Rawdon hijo dio pruebas de excelente apetito y se portó como un hombrecito.
—Me gusta mucho comer aquí —dijo.
—¿Por qué, hijo mío? —le preguntó lady Jane.
—Porque en casa, me hacen comer en la cocina.
Por fortuna no oyó Becky las palabras de su hijo, porque ponía todas sus facultades en la obra de corresponder a las atenciones del barón.
El reinado del nuevo barón había dejado sentir su benéfica influencia en el castillo, que Becky declaró perfecto, elegante, encantador, delicioso, luego que hubo visitado todas sus dependencias acompañada por el castellano. En cuanto a Rawdon hijo, que también lo recorrió en compañía de los hijos de lady Jane, diremos sencillamente que le pareció un palacio encantado. Había interminables galerías, antiguos aposentos regiamente decorados, cuadros de mérito, objetos de rica porcelana y armaduras. Visitó la alcoba donde había muerto su abuelo, y cuyo umbral nunca traspasaban los niños de la casa sino con cierto respeto muy semejante al miedo.
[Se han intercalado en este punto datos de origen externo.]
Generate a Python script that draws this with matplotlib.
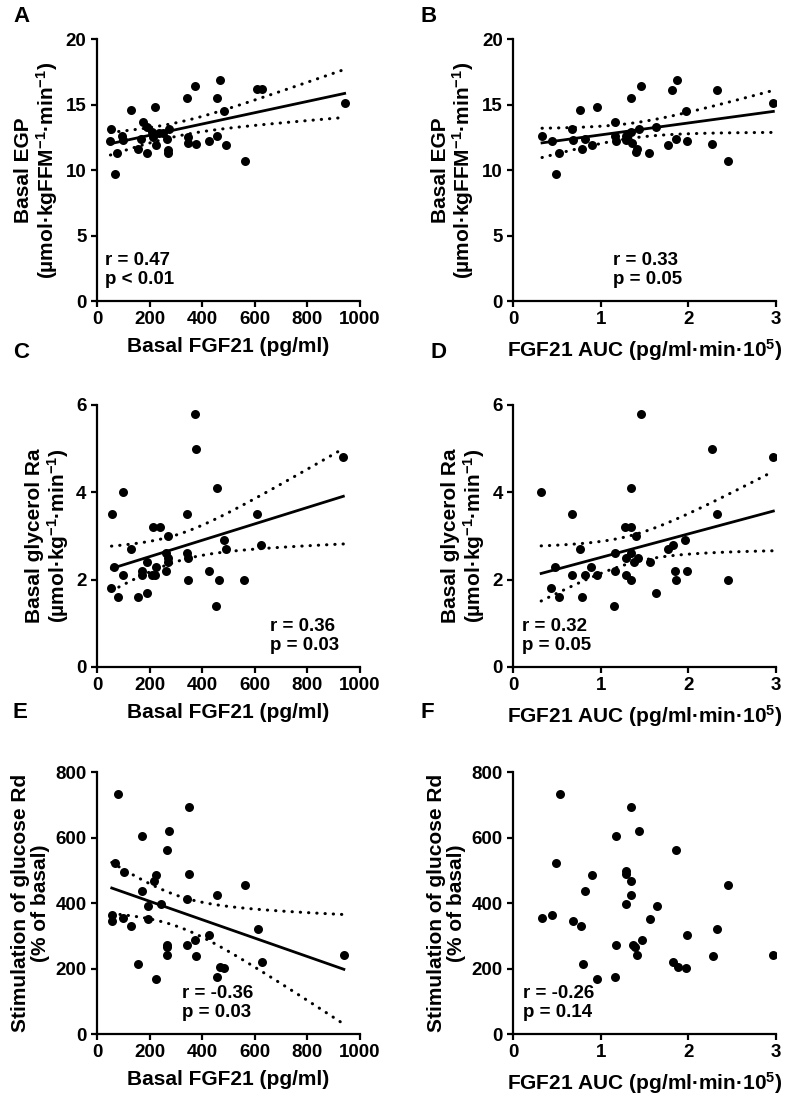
import numpy as np
import matplotlib
matplotlib.use("Agg")
from matplotlib import pyplot as plt

plt.rcParams['font.family'] = ['Liberation Sans', 'DejaVu Sans']
plt.rcParams['font.weight'] = 'bold'
plt.rcParams['mathtext.fontset'] = 'custom'
plt.rcParams['mathtext.rm'] = 'Liberation Sans:bold'
plt.rcParams['mathtext.it'] = 'Liberation Sans:bold'
plt.rcParams['mathtext.bf'] = 'Liberation Sans:bold'
plt.rcParams['mathtext.default'] = 'bf'

# Panel A: basal FGF21 vs basal EGP
a_x = [54, 51, 67, 77, 96, 98, 128, 154, 169, 173, 190, 190, 208, 212, 222, 224, 237, 250,
       267, 269, 269, 272, 341, 346, 346, 372, 376, 427, 455, 455, 468, 483, 491, 562, 609, 628, 942]
a_y = [13.1, 12.2, 9.7, 11.3, 12.6, 12.3, 14.6, 11.6, 12.4, 13.7, 13.3, 11.3, 12.9, 12.5, 14.8, 11.9, 12.8, 12.8,
       12.4, 11.5, 11.3, 13.1, 15.5, 12.5, 12.1, 16.4, 12.0, 12.2, 15.5, 12.6, 16.9, 14.5, 11.9, 10.7, 16.2, 16.2, 15.1]

# Panel B: FGF21 AUC vs basal EGP
b_x = [0.33, 0.44, 0.49, 0.52, 0.67, 0.68, 0.76, 0.79, 0.82, 0.90, 0.96, 1.16, 1.16, 1.17, 1.29, 1.29, 1.34, 1.35,
       1.36, 1.40, 1.41, 1.44, 1.46, 1.55, 1.63, 1.77, 1.81, 1.86, 1.87, 1.97, 1.98, 2.27, 2.33, 2.45, 2.97]
b_y = [12.6, 12.2, 9.7, 11.3, 13.1, 12.3, 14.6, 11.6, 12.4, 11.9, 14.8, 13.7, 12.6, 12.2, 12.6, 12.3, 15.5, 12.9,
       12.1, 11.4, 11.6, 13.1, 16.4, 11.3, 13.3, 11.9, 16.1, 12.4, 16.9, 14.5, 12.2, 12.0, 16.1, 10.7, 15.1]

# Panel C: basal FGF21 vs basal glycerol Ra
c_x = [57, 66, 55, 79, 98, 100, 131, 155, 191, 191, 171, 171, 212, 240, 225, 210, 222, 269, 264,
       271, 269, 264, 342, 342, 347, 347, 371, 375, 426, 455, 452, 465, 482, 490, 560, 610, 625, 937]
c_y = [3.5, 2.3, 1.8, 1.6, 4.0, 2.1, 2.7, 1.6, 1.7, 2.4, 2.2, 2.1, 3.2, 3.2, 2.3, 2.1, 2.1, 3.0, 2.6,
       2.5, 2.4, 2.2, 3.5, 2.6, 2.5, 2.0, 5.8, 5.0, 2.2, 4.1, 1.4, 2.0, 2.9, 2.7, 2.0, 3.5, 2.8, 4.8]

# Panel D: FGF21 AUC vs basal glycerol Ra
d_x = [0.32, 0.43, 0.48, 0.52, 0.67, 0.67, 0.76, 0.79, 0.82, 0.89, 0.96, 1.15, 1.16, 1.16, 1.29, 1.29, 1.28, 1.34,
       1.34, 1.35, 1.35, 1.38, 1.40, 1.43, 1.46, 1.56, 1.63, 1.77, 1.82, 1.85, 1.86, 1.96, 1.98, 2.27, 2.33, 2.45, 2.97]
d_y = [4.0, 1.8, 2.3, 1.6, 3.5, 2.1, 2.7, 1.6, 2.1, 2.3, 2.1, 1.4, 2.6, 2.2, 2.5, 2.1, 3.2, 3.2,
       4.1, 2.6, 2.0, 2.4, 3.0, 2.5, 5.8, 2.4, 1.7, 2.7, 2.8, 2.2, 2.0, 2.9, 2.2, 5.0, 3.5, 2.0, 4.8]

# Panel E: basal FGF21 vs stimulation of glucose Rd
e_x = [79, 348, 172, 275, 265, 69, 101, 225, 215, 348, 172, 343, 457, 562, 192, 242, 56, 56,
       98, 131, 192, 427, 372, 344, 266, 268, 268, 377, 611, 627, 157, 467, 483, 455, 224, 939]
e_y = [733, 692, 604, 621, 563, 521, 496, 485, 467, 489, 438, 413, 425, 455, 390, 398, 363, 345,
       355, 329, 350, 303, 287, 273, 273, 265, 242, 239, 321, 221, 213, 206, 202, 175, 167, 241]

# Panel F: FGF21 AUC vs stimulation of glucose Rd
f_x = [0.53, 1.35, 1.17, 1.44, 1.86, 0.49, 0.90, 1.29, 1.29, 1.35, 0.82, 1.35, 2.45, 1.64, 1.29, 0.33, 0.44, 0.68,
       0.77, 1.56, 1.99, 2.33, 1.47, 1.17, 1.37, 1.39, 1.41, 2.28, 2.97, 1.82, 1.88, 1.97, 0.80, 0.96, 1.16]
f_y = [733, 692, 604, 621, 563, 521, 485, 497, 489, 467, 438, 425, 455, 390, 398, 353, 363, 346,
       329, 351, 303, 321, 287, 273, 273, 265, 242, 239, 241, 221, 206, 202, 213, 167, 175]

basal_label = "Basal FGF21 (pg/ml)"
auc_label = "FGF21 AUC (pg/ml·min·10$^{5}$)"
egp_label = "Basal EGP\n(µmol·kgFFM$^{-1}$·min$^{-1}$)"
gly_label = "Basal glycerol Ra\n(µmol·kg$^{-1}$·min$^{-1}$)"
rd_label = "Stimulation of glucose Rd\n(% of basal)"

panels = [
    ("A", a_x, a_y, basal_label, egp_label, "r = 0.47\np < 0.01", 0.03, True),
    ("B", b_x, b_y, auc_label, egp_label, "r = 0.33\np = 0.05", 0.38, True),
    ("C", c_x, c_y, basal_label, gly_label, "r = 0.36\np = 0.03", 0.657, True),
    ("D", d_x, d_y, auc_label, gly_label, "r = 0.32\np = 0.05", 0.034, True),
    ("E", e_x, e_y, basal_label, rd_label, "r = -0.36\np = 0.03", 0.325, True),
    ("F", f_x, f_y, auc_label, rd_label, "r = -0.26\np = 0.14", 0.037, False),
]

ylims = {"A": (20, 5), "B": (20, 5), "C": (6, 2), "D": (6, 2), "E": (800, 200), "F": (800, 200)}

fig = plt.figure(figsize=(7.87, 11.12), dpi=100)

W = 0.334
H = 0.2356
lefts = [0.1233, 0.652]
bottoms = [0.7293, 0.4002, 0.0701]
letter_x = {"A": 13, "B": 421, "C": 13, "D": 430, "E": 13, "F": 421}
letter_y = {"A": 17, "B": 17, "C": 352, "D": 352, "E": 712, "F": 712}


def fit_lines(x, y):
    x = np.asarray(x, float)
    y = np.asarray(y, float)
    n = len(x)
    slope, icpt = np.polyfit(x, y, 1)
    xs = np.linspace(x.min(), x.max(), 100)
    yhat = slope * xs + icpt
    resid = y - (slope * x + icpt)
    s = np.sqrt(np.sum(resid ** 2) / (n - 2))
    sxx = np.sum((x - x.mean()) ** 2)
    se = s * np.sqrt(1.0 / n + (xs - x.mean()) ** 2 / sxx)
    t = 2.03
    return xs, yhat, yhat - t * se, yhat + t * se


for i, (letter, x, y, xl, yl, stat, tx, show_fit) in enumerate(panels):
    row, col = divmod(i, 2)
    ax = fig.add_axes([lefts[col], bottoms[row], W, H])
    ax.scatter(x, y, s=42, color="black", zorder=3, linewidths=0)
    if show_fit:
        xs, yhat, lo, hi = fit_lines(x, y)
        ax.plot(xs, yhat, color="black", lw=2)
        ax.plot(xs, lo, color="black", lw=2.2, linestyle=(0, (0.1, 2.6)), dash_capstyle="round")
        ax.plot(xs, hi, color="black", lw=2.2, linestyle=(0, (0.1, 2.6)), dash_capstyle="round")

    if col == 0:
        ax.set_xlim(0, 1000)
        ax.set_xticks([0, 200, 400, 600, 800, 1000])
    else:
        ax.set_xlim(0, 3)
        ax.set_xticks([0, 1, 2, 3])
    top, step = ylims[letter]
    ax.set_ylim(0, top)
    ax.set_yticks(np.arange(0, top + step, step))

    for sp in ["top", "right"]:
        ax.spines[sp].set_visible(False)
    for sp in ["left", "bottom"]:
        ax.spines[sp].set_linewidth(1.6)
    ax.tick_params(width=1.6, length=4.5, labelsize=13.5, pad=3)
    for lab in ax.get_xticklabels() + ax.get_yticklabels():
        lab.set_fontweight("bold")

    ax.set_xlabel(xl, fontsize=15, fontweight="bold", labelpad=6)
    ax.set_ylabel(yl, fontsize=15, fontweight="bold", linespacing=1.05)

    ax.text(tx, 0.05, stat, transform=ax.transAxes, ha="left", va="bottom",
            fontsize=13.5, fontweight="bold", linespacing=1.15)

    fig.text(letter_x[letter] / 787, 1 - letter_y[letter] / 1112, letter,
             fontsize=16, fontweight="bold", va="center", ha="left")

fig.savefig("out.png", dpi=100)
—¿Quién era el abuelo? —preguntó Rawdon.
Respondiéronle sus ciceroni que era un señor muy viejo, a quien solían llevar al jardín en un sillón de ruedas, sillón que le mostraron, para lo cual hubieron de llevarle al desván, donde se pudría el mueble en cuestión.
La inspección de las mejoras introducidas en el castillo por el genio y la economía de sir Pitt dieron ocupación bastante a éste y a su hermano durante una porción de mañanas. Salían a caballo o en coche, las examinaban, ponderaban y comentaban. Pitt repetía con insistente frecuencia que las obras le costaban un capital, que muchas veces un propietario de grandes patrimonios sufre apuros de los cuales podrían librarle cantidades tan míseras como veinte libras.
—¿Ves esa verja? —decía Pitt—. Tan difícil me es pagarla antes de cobrar mis rentas de enero, como salir volando.
—Algo puedo prestarte yo hasta esa fecha, si te hace falta —contestó Rawdon.